What to do =
Each line of the material must be repeated precisely, with the pictures left out.

Available data =
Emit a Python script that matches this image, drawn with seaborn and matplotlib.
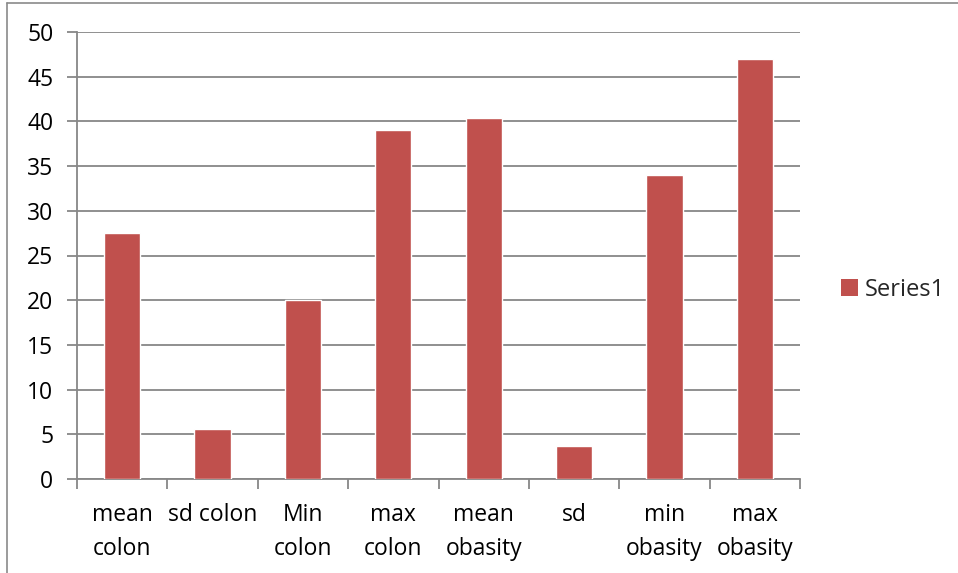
import matplotlib
matplotlib.use("Agg")
import matplotlib.pyplot as plt
from matplotlib.lines import Line2D
from matplotlib.patches import Patch
import seaborn as sns
import pandas as pd
import numpy as np

categories = ["mean\ncolon", "sd colon", "Min\ncolon", "max\ncolon",
              "mean\nobasity", "sd", "min\nobasity", "max\nobasity"]
values = [27.5, 5.6, 20.0, 39.0, 40.4, 3.7, 34.0, 47.0]
series_name = "Series1"
y_ticks = list(range(0, 55, 5))

bar_color = "#C0504D"
grid_color = "#878787"

sns.set_theme(style="white")
plt.rcParams["font.family"] = ["Open Sans", "DejaVu Sans"]

df = pd.DataFrame({"label": categories, "value": values})

W, H = 958, 573
fig = plt.figure(figsize=(W / 100, H / 100), dpi=100)
ax = fig.add_axes([77 / W, 1 - 479 / H, (800 - 77) / W, (479 - 32) / H])

sns.barplot(data=df, x="label", y="value", color=bar_color, width=0.4,
            saturation=1, ax=ax, zorder=3)

ax.set_ylim(0, 50)
ax.set_xlim(-0.5, len(categories) - 0.5)
ax.set_yticks(y_ticks)
ax.set_yticklabels([str(t) for t in y_ticks])
ax.yaxis.grid(True, color=grid_color, linewidth=1.3, zorder=0)
ax.set_axisbelow(True)

# category labels on major ticks, tick marks on the boundaries
ax.set_xticks(np.arange(len(categories)))
ax.set_xticklabels(categories, linespacing=1.6)
ax.set_xticks(np.arange(len(categories) + 1) - 0.5, minor=True)
ax.tick_params(axis="x", which="major", length=0, pad=17, labelsize=16.5,
               labelcolor="black")
ax.tick_params(axis="x", which="minor", length=7, width=1.3,
               color=grid_color, direction="out", bottom=True)
ax.tick_params(axis="y", which="major", length=7, width=1.3,
               color=grid_color, direction="out", left=True, pad=10,
               labelsize=16.5, labelcolor="black")

ax.set_xlabel("")
ax.set_ylabel("")
for side in ("top", "right"):
    ax.spines[side].set_visible(False)
for side in ("left", "bottom"):
    ax.spines[side].set_color(grid_color)
    ax.spines[side].set_linewidth(1.3)

handles = [Patch(facecolor=bar_color, edgecolor="none", label=series_name)]
fig.legend(handles=handles, loc="center left",
           bbox_to_anchor=(841 / W, 1 - 290 / H), frameon=False,
           fontsize=17, handlelength=0.7, handleheight=0.7,
           handletextpad=0.3, borderpad=0, borderaxespad=0)

# chart frame
fig.add_artist(Line2D([7 / W, 7 / W], [0, 1 - 3 / H], color="#8a8a8a",
                      linewidth=1.2, transform=fig.transFigure))
fig.add_artist(Line2D([7 / W, 1], [1 - 3 / H, 1 - 3 / H], color="#8a8a8a",
                      linewidth=1.2, transform=fig.transFigure))

fig.savefig("out.png", dpi=100, facecolor="white")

Worked solution =
Emit a Python script that matches this image, drawn with seaborn and matplotlib.
import matplotlib
matplotlib.use("Agg")
import matplotlib.pyplot as plt
from matplotlib.lines import Line2D
from matplotlib.patches import Patch
import seaborn as sns
import pandas as pd
import numpy as np

categories = ["mean\ncolon", "sd colon", "Min\ncolon", "max\ncolon",
              "mean\nobasity", "sd", "min\nobasity", "max\nobasity"]
values = [27.5, 5.6, 20.0, 39.0, 40.4, 3.7, 34.0, 47.0]
series_name = "Series1"
y_ticks = list(range(0, 55, 5))

bar_color = "#C0504D"
grid_color = "#878787"

sns.set_theme(style="white")
plt.rcParams["font.family"] = ["Open Sans", "DejaVu Sans"]

df = pd.DataFrame({"label": categories, "value": values})

W, H = 958, 573
fig = plt.figure(figsize=(W / 100, H / 100), dpi=100)
ax = fig.add_axes([77 / W, 1 - 479 / H, (800 - 77) / W, (479 - 32) / H])

sns.barplot(data=df, x="label", y="value", color=bar_color, width=0.4,
            saturation=1, ax=ax, zorder=3)

ax.set_ylim(0, 50)
ax.set_xlim(-0.5, len(categories) - 0.5)
ax.set_yticks(y_ticks)
ax.set_yticklabels([str(t) for t in y_ticks])
ax.yaxis.grid(True, color=grid_color, linewidth=1.3, zorder=0)
ax.set_axisbelow(True)

# category labels on major ticks, tick marks on the boundaries
ax.set_xticks(np.arange(len(categories)))
ax.set_xticklabels(categories, linespacing=1.6)
ax.set_xticks(np.arange(len(categories) + 1) - 0.5, minor=True)
ax.tick_params(axis="x", which="major", length=0, pad=17, labelsize=16.5,
               labelcolor="black")
ax.tick_params(axis="x", which="minor", length=7, width=1.3,
               color=grid_color, direction="out", bottom=True)
ax.tick_params(axis="y", which="major", length=7, width=1.3,
               color=grid_color, direction="out", left=True, pad=10,
               labelsize=16.5, labelcolor="black")

ax.set_xlabel("")
ax.set_ylabel("")
for side in ("top", "right"):
    ax.spines[side].set_visible(False)
for side in ("left", "bottom"):
    ax.spines[side].set_color(grid_color)
    ax.spines[side].set_linewidth(1.3)

handles = [Patch(facecolor=bar_color, edgecolor="none", label=series_name)]
fig.legend(handles=handles, loc="center left",
           bbox_to_anchor=(841 / W, 1 - 290 / H), frameon=False,
           fontsize=17, handlelength=0.7, handleheight=0.7,
           handletextpad=0.3, borderpad=0, borderaxespad=0)

# chart frame
fig.add_artist(Line2D([7 / W, 7 / W], [0, 1 - 3 / H], color="#8a8a8a",
                      linewidth=1.2, transform=fig.transFigure))
fig.add_artist(Line2D([7 / W, 1], [1 - 3 / H, 1 - 3 / H], color="#8a8a8a",
                      linewidth=1.2, transform=fig.transFigure))

fig.savefig("out.png", dpi=100, facecolor="white")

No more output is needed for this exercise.